1. Mike Piazza, 1997: .362/.431/.638, 185 OPS+/183 wRC+, 40 HR, 8.5 WAR.
What he did: Piazza has four of the top 20 seasons on this list, but this was easily the best. Some think it's the best season by a catcher of all time. It happened during an era when offense was inflated, but there isn't a time in history when those numbers from a catcher aren't simply incredible. Piazza led the league in OPS+ and wRC+. He slipped behind Craig Biggio and winner Larry Walker in WAR, though it's noteworthy that both received huge boosts from their defense and both have numbers for that season (+10 for Walker, +19 for Biggio) that are wildly out of line with the numbers in the years surrounding them.
Why he didn't win: Well, the Dodgers finished second in the NL West, but the Rockies finished third, and and voters usually shy away from Coors hitters. I suppose they made an exception here just because Walker's raw numbers (a .366 batting average as well as a league-leading 49 home runs and leads in on-base percentage and slugging) plus his flashy defense and rifle arm wowed the voters, or they were scared off by questions about Piazza's defense; throughout his career, there were grumbles that he was just a designated hitter with pads on. Of course, the voters didn't consult WAR or defensive ratings in 1997; this is the one vote cited here that is just a clear miss without any real rationale except something as vague as hard to pin down as defense.
I don't see any evidence of systemic bias. The voters like catchers just fine, it's just that they almost always play fewer games than other regulars. Players with the talent to catch usually also don't have the talent to be top-of-the-line hitters; they're two very different skills. Given those two handicaps it's hard for catchers to put up enough value to join the MVP discussion -- the position can only generate so many candidates per year as opposed to the outfield or first base.
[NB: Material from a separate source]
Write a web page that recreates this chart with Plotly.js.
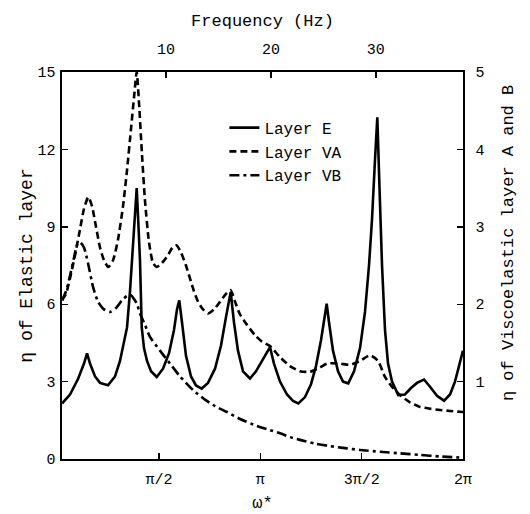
<!DOCTYPE html>
<html>
<head>
<meta charset="utf-8">
<script src="https://cdn.plot.ly/plotly-3.0.1.min.js"></script>
<style>html,body{margin:0;padding:0;background:#fff;}#chart{width:530px;height:514px;}</style>
</head>
<body>
<div id="chart"></div>
<script>
// omega* (rad) and eta of elastic layer E (left axis)
const omegaE = [0.067,0.191,0.315,0.408,0.455,0.501,0.579,0.656,0.780,0.889,0.966,1.028,1.075,1.121,1.152,1.191,1.225,1.253,1.276,1.303,1.338,1.385,1.447,1.535,1.633,1.726,1.803,1.850,1.885,1.927,1.989,2.067,2.144,2.233,2.330,2.439,2.532,2.609,2.682,2.733,2.795,2.873,2.981,3.074,3.167,3.229,3.291,3.353,3.446,3.555,3.648,3.730,3.834,3.927,4.004,4.082,4.128,4.170,4.206,4.268,4.346,4.423,4.505,4.594,4.687,4.764,4.826,4.873,4.919,4.955,4.989,5.028,5.074,5.121,5.183,5.280,5.384,5.477,5.570,5.679,5.772,5.880,5.989,6.082,6.159,6.237,6.283];
const etaE = [2.15,2.5,3.1,3.7,4.09,3.7,3.2,2.95,2.86,3.2,3.8,4.5,5.1,6.5,7.8,9.3,10.5,9.0,7.7,5.1,4.3,3.8,3.4,3.18,3.5,4.1,5.0,5.8,6.15,5.3,4.0,3.2,2.85,2.73,2.95,3.5,4.4,5.5,6.47,5.3,4.2,3.4,3.12,3.4,3.8,4.1,4.34,3.7,3.0,2.5,2.25,2.15,2.4,2.9,3.6,4.6,5.4,6.02,5.3,4.2,3.4,3.0,2.93,3.4,4.3,5.7,7.5,9.3,11.6,13.24,10.5,7.5,5.0,3.7,3.0,2.48,2.5,2.75,2.95,3.08,2.8,2.45,2.26,2.5,3.0,3.7,4.2];

// eta of viscoelastic layer A (right axis)
const omegaVA = [0.067,0.129,0.191,0.269,0.346,0.408,0.475,0.532,0.594,0.656,0.718,0.785,0.858,0.935,1.013,1.075,1.137,1.183,1.225,1.261,1.307,1.354,1.416,1.478,1.535,1.617,1.710,1.780,1.845,1.912,1.989,2.051,2.113,2.175,2.253,2.330,2.424,2.517,2.609,2.679,2.749,2.827,2.935,3.059,3.167,3.291,3.446,3.601,3.756,3.911,4.066,4.175,4.376,4.531,4.687,4.842,4.966,5.074,5.183,5.307,5.462,5.617,5.772,5.927,6.082,6.283];
const etaVA = [2.05,2.133,2.333,2.633,2.967,3.233,3.383,3.267,3.0,2.733,2.567,2.48,2.567,2.833,3.267,3.733,4.267,4.667,5.0,4.6,3.933,3.333,2.8,2.533,2.48,2.533,2.633,2.733,2.76,2.667,2.5,2.333,2.167,2.033,1.933,1.88,1.933,2.033,2.133,2.183,2.033,1.867,1.733,1.6,1.517,1.46,1.317,1.2,1.133,1.127,1.183,1.233,1.233,1.217,1.267,1.34,1.267,1.06,0.933,0.827,0.733,0.673,0.65,0.633,0.62,0.607];

// eta of viscoelastic layer B (right axis)
const omegaVB = [0.067,0.129,0.191,0.253,0.300,0.346,0.408,0.470,0.548,0.625,0.718,0.811,0.904,0.997,1.075,1.137,1.183,1.230,1.276,1.354,1.431,1.586,1.741,1.896,2.098,2.284,2.439,2.625,2.827,3.090,3.291,3.446,3.601,3.756,3.989,4.221,4.454,4.687,4.997,5.307,5.617,5.927,6.283];
const etaVB = [2.05,2.167,2.367,2.6,2.767,2.803,2.733,2.533,2.223,2.033,1.933,1.9,1.95,2.05,2.107,2.117,2.067,2.0,1.88,1.733,1.577,1.4,1.233,1.067,0.89,0.767,0.683,0.607,0.517,0.427,0.373,0.333,0.283,0.247,0.2,0.167,0.14,0.117,0.093,0.073,0.053,0.033,0.017];

const seriesNames = ['Layer E', 'Layer VA', 'Layer VB'];
const omegaTickVals = [Math.PI/2, Math.PI, 3*Math.PI/2, 2*Math.PI];
const omegaTickText = ['π/2', 'π', '3π/2', '2π'];
const freqTicks = [10, 20, 30];
const leftTicks = [0, 3, 6, 9, 12, 15];
const rightTicks = [1, 2, 3, 4, 5];

const FONT = 'Liberation Mono, DejaVu Sans Mono, monospace';

const traces = [
  {x: omegaE, y: etaE, name: seriesNames[0], type: 'scatter', mode: 'lines', xaxis: 'x', yaxis: 'y',
   line: {color: '#000', width: 2.6, shape: 'linear'}},
  {x: omegaVA, y: etaVA, name: seriesNames[1], type: 'scatter', mode: 'lines', xaxis: 'x', yaxis: 'y2',
   line: {color: '#000', width: 2.6, dash: '7px,4px', shape: 'spline', smoothing: 0.6}},
  {x: omegaVB, y: etaVB, name: seriesNames[2], type: 'scatter', mode: 'lines', xaxis: 'x', yaxis: 'y2',
   line: {color: '#000', width: 2.6, dash: '10px,4px,3px,4px', shape: 'spline', smoothing: 0.6}},
  {x: [0.1, 38.3], y: [null, null], xaxis: 'x2', yaxis: 'y', type: 'scatter', mode: 'lines',
   showlegend: false, hoverinfo: 'skip'}
];

const axLine = {showline: true, linecolor: '#000', linewidth: 1.6, ticks: 'inside', ticklen: 6,
  tickwidth: 1.4, tickcolor: '#000', showgrid: false, zeroline: false,
  tickfont: {family: FONT, size: 15, color: '#000'}};

const layout = {
  width: 530, height: 514,
  margin: {l: 62, r: 67, t: 72, b: 55},
  paper_bgcolor: '#fff', plot_bgcolor: '#fff',
  font: {family: FONT, color: '#000', size: 15},
  showlegend: true,
  legend: {x: 0.405, y: 0.9, xanchor: 'left', yanchor: 'top', bgcolor: 'rgba(0,0,0,0)',
    font: {family: FONT, size: 16, color: '#000'}, tracegroupgap: 0},
  xaxis: Object.assign({}, axLine, {range: [0.067, 2*Math.PI], tickvals: omegaTickVals, ticktext: omegaTickText,
    title: {text: 'ω*', font: {family: FONT, size: 17}, standoff: 8}, ticklabelstandoff: 5}),
  xaxis2: Object.assign({}, axLine, {overlaying: 'x', side: 'top', anchor: 'y', range: [0.1, 38.3],
    tickvals: freqTicks, ticklabelstandoff: 10,
    title: {text: 'Frequency (Hz)', font: {family: FONT, size: 17}, standoff: 11}}),
  yaxis: Object.assign({}, axLine, {range: [0, 15], tickvals: leftTicks, ticklabelstandoff: 2,
    title: {text: 'η of Elastic layer', font: {family: FONT, size: 18}, standoff: 0}}),
  yaxis2: Object.assign({}, axLine, {overlaying: 'y', side: 'right', anchor: 'x', range: [0, 5], tickvals: rightTicks,
    ticklabelstandoff: 8}),
  annotations: [{text: 'η of Viscoelastic layer A and B', textangle: -90, xref: 'paper', yref: 'paper',
    x: 1.0, xanchor: 'center', yanchor: 'middle', xshift: 45, y: 0.558, showarrow: false,
    font: {family: FONT, size: 17, color: '#000'}}]
};

Plotly.newPlot('chart', traces, layout, {displayModeBar: false, staticPlot: true});
</script>
</body>
</html>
Piazza probably should have won the 1997 MVP, and Carter certainly had a very strong case in 1982, but there are certainly no slam dunks that were missed and probably only one, Piazza, with a case as strong as Posey's in 2012.
It has, in a lot of ways, been a pretty dry nearly-40 years for catchers in the Senior Circuit, Piazza and Carter notwithstanding. At just 26 years old at the start of next season, though, Posey should have several more chances to turn that around.